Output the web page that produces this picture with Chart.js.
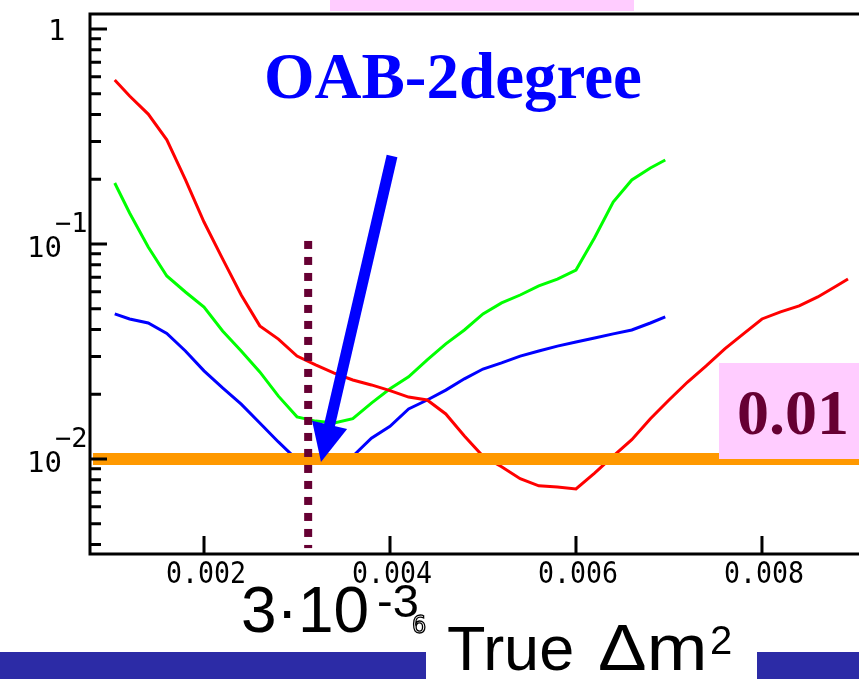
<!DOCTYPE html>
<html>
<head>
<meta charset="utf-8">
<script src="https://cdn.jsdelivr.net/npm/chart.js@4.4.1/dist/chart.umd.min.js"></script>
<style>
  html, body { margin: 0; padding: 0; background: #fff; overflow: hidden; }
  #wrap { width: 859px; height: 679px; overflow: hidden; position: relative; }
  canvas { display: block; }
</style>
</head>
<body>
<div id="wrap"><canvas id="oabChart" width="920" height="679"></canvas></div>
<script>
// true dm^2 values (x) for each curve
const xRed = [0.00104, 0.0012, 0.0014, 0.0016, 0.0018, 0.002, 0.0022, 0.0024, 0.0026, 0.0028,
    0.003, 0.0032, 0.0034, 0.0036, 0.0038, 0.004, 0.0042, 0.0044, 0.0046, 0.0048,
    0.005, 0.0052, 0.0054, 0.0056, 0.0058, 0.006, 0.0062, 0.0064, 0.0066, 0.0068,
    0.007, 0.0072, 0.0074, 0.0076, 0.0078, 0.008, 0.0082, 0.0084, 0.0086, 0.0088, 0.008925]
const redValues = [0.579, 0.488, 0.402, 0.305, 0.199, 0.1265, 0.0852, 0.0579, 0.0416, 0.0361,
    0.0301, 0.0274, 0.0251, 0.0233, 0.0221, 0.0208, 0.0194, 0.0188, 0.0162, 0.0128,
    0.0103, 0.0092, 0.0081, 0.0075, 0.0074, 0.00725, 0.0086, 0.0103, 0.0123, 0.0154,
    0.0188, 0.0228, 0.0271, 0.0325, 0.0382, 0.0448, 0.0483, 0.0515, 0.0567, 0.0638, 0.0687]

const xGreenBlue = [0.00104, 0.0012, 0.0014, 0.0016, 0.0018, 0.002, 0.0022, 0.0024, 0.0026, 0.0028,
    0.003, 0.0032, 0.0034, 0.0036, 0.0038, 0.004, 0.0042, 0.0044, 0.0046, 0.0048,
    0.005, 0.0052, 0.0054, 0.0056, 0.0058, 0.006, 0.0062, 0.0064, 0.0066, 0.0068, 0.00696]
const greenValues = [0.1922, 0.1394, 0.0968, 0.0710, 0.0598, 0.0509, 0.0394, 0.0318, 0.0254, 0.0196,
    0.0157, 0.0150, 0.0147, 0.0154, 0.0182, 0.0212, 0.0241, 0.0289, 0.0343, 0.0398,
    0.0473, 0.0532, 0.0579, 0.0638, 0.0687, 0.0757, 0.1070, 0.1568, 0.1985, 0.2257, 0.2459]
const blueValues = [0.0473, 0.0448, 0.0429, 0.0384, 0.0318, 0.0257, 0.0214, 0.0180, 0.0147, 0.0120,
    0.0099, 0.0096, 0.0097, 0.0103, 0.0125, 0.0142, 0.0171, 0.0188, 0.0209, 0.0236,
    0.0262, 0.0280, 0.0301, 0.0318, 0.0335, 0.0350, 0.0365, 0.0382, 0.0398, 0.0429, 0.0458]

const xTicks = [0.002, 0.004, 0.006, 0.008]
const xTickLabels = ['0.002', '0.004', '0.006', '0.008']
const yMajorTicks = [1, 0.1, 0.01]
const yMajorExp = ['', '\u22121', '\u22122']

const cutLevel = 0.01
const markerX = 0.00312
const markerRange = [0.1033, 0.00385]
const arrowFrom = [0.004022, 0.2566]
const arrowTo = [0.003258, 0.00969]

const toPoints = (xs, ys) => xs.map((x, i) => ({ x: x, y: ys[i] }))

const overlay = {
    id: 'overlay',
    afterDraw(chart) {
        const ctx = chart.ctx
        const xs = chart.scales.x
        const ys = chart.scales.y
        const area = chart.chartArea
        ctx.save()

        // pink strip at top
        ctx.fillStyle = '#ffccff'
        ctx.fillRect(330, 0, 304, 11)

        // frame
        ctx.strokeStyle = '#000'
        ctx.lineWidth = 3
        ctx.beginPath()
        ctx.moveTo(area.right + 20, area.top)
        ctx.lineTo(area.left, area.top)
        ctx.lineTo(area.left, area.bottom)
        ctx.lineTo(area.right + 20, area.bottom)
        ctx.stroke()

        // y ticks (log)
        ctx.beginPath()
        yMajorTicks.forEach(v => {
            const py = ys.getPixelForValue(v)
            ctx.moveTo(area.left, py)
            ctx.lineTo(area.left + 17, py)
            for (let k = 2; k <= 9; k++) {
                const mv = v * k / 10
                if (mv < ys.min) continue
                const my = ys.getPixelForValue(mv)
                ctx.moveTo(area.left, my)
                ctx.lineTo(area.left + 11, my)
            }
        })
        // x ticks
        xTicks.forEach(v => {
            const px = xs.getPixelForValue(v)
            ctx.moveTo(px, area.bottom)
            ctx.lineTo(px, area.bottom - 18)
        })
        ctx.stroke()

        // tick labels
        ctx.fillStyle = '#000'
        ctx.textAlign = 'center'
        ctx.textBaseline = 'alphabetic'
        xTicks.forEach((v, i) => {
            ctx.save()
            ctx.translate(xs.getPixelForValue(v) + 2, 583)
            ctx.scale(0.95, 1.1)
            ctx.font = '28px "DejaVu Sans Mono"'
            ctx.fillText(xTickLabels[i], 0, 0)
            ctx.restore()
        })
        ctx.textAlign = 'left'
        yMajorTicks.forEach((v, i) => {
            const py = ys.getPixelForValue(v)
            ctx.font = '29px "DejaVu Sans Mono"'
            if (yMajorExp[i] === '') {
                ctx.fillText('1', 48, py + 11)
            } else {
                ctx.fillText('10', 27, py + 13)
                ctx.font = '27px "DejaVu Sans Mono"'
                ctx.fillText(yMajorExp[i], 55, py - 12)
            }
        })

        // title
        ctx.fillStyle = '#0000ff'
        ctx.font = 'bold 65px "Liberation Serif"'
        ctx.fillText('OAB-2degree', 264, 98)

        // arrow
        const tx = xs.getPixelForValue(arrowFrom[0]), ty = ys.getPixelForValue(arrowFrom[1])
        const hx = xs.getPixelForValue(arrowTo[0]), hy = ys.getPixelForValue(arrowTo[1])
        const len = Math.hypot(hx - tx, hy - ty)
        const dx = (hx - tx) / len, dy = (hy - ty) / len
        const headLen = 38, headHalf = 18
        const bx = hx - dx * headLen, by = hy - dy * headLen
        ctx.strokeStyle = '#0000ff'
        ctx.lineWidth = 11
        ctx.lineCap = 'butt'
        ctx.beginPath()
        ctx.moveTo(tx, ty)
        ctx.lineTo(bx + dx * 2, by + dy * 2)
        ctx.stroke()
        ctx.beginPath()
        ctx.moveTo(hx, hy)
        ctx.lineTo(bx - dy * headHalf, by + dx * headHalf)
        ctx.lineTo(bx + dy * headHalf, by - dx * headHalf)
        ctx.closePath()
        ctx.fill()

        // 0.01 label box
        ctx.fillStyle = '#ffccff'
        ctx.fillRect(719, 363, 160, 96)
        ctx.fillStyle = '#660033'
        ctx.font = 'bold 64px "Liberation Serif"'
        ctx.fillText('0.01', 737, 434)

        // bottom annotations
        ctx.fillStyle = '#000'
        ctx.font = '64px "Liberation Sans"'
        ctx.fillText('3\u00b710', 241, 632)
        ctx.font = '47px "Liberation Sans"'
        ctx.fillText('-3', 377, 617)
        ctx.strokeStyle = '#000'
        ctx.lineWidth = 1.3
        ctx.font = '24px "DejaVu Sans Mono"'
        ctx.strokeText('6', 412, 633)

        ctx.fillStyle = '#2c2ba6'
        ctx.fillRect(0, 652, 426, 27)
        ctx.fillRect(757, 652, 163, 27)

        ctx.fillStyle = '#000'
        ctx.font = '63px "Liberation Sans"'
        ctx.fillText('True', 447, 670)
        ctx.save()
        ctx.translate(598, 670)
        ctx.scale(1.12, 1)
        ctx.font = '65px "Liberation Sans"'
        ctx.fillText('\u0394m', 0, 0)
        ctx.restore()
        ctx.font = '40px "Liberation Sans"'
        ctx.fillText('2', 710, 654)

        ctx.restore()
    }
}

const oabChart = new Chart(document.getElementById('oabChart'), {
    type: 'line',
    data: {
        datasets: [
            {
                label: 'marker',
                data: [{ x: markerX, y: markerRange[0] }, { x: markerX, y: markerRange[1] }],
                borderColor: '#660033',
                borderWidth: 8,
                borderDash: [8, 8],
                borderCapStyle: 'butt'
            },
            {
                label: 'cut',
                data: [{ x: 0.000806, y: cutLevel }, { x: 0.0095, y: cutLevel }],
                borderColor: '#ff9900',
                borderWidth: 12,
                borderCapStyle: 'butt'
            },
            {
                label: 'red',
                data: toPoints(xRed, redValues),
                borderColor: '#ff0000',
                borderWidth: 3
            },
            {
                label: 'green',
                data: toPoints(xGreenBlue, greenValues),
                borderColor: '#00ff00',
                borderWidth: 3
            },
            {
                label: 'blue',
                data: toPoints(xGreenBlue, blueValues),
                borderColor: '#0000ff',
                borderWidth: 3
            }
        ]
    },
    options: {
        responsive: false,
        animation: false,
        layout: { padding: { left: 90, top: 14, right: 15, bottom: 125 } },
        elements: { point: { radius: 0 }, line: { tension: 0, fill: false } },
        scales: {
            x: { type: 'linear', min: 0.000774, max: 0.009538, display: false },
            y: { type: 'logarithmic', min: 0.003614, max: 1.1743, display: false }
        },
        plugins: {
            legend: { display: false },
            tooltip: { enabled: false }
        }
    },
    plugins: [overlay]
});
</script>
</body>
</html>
------
**Task requirements**
Repeat, with no pictures, each line from the beginning of the data through the line containing "const yMajorExp = ['', '\u22121', '\u22122']", inclusive.

**Written solution**
Output the web page that produces this picture with Chart.js.
<!DOCTYPE html>
<html>
<head>
<meta charset="utf-8">
<script src="https://cdn.jsdelivr.net/npm/chart.js@4.4.1/dist/chart.umd.min.js"></script>
<style>
  html, body { margin: 0; padding: 0; background: #fff; overflow: hidden; }
  #wrap { width: 859px; height: 679px; overflow: hidden; position: relative; }
  canvas { display: block; }
</style>
</head>
<body>
<div id="wrap"><canvas id="oabChart" width="920" height="679"></canvas></div>
<script>
// true dm^2 values (x) for each curve
const xRed = [0.00104, 0.0012, 0.0014, 0.0016, 0.0018, 0.002, 0.0022, 0.0024, 0.0026, 0.0028,
    0.003, 0.0032, 0.0034, 0.0036, 0.0038, 0.004, 0.0042, 0.0044, 0.0046, 0.0048,
    0.005, 0.0052, 0.0054, 0.0056, 0.0058, 0.006, 0.0062, 0.0064, 0.0066, 0.0068,
    0.007, 0.0072, 0.0074, 0.0076, 0.0078, 0.008, 0.0082, 0.0084, 0.0086, 0.0088, 0.008925]
const redValues = [0.579, 0.488, 0.402, 0.305, 0.199, 0.1265, 0.0852, 0.0579, 0.0416, 0.0361,
    0.0301, 0.0274, 0.0251, 0.0233, 0.0221, 0.0208, 0.0194, 0.0188, 0.0162, 0.0128,
    0.0103, 0.0092, 0.0081, 0.0075, 0.0074, 0.00725, 0.0086, 0.0103, 0.0123, 0.0154,
    0.0188, 0.0228, 0.0271, 0.0325, 0.0382, 0.0448, 0.0483, 0.0515, 0.0567, 0.0638, 0.0687]

const xGreenBlue = [0.00104, 0.0012, 0.0014, 0.0016, 0.0018, 0.002, 0.0022, 0.0024, 0.0026, 0.0028,
    0.003, 0.0032, 0.0034, 0.0036, 0.0038, 0.004, 0.0042, 0.0044, 0.0046, 0.0048,
    0.005, 0.0052, 0.0054, 0.0056, 0.0058, 0.006, 0.0062, 0.0064, 0.0066, 0.0068, 0.00696]
const greenValues = [0.1922, 0.1394, 0.0968, 0.0710, 0.0598, 0.0509, 0.0394, 0.0318, 0.0254, 0.0196,
    0.0157, 0.0150, 0.0147, 0.0154, 0.0182, 0.0212, 0.0241, 0.0289, 0.0343, 0.0398,
    0.0473, 0.0532, 0.0579, 0.0638, 0.0687, 0.0757, 0.1070, 0.1568, 0.1985, 0.2257, 0.2459]
const blueValues = [0.0473, 0.0448, 0.0429, 0.0384, 0.0318, 0.0257, 0.0214, 0.0180, 0.0147, 0.0120,
    0.0099, 0.0096, 0.0097, 0.0103, 0.0125, 0.0142, 0.0171, 0.0188, 0.0209, 0.0236,
    0.0262, 0.0280, 0.0301, 0.0318, 0.0335, 0.0350, 0.0365, 0.0382, 0.0398, 0.0429, 0.0458]

const xTicks = [0.002, 0.004, 0.006, 0.008]
const xTickLabels = ['0.002', '0.004', '0.006', '0.008']
const yMajorTicks = [1, 0.1, 0.01]
const yMajorExp = ['', '\u22121', '\u22122']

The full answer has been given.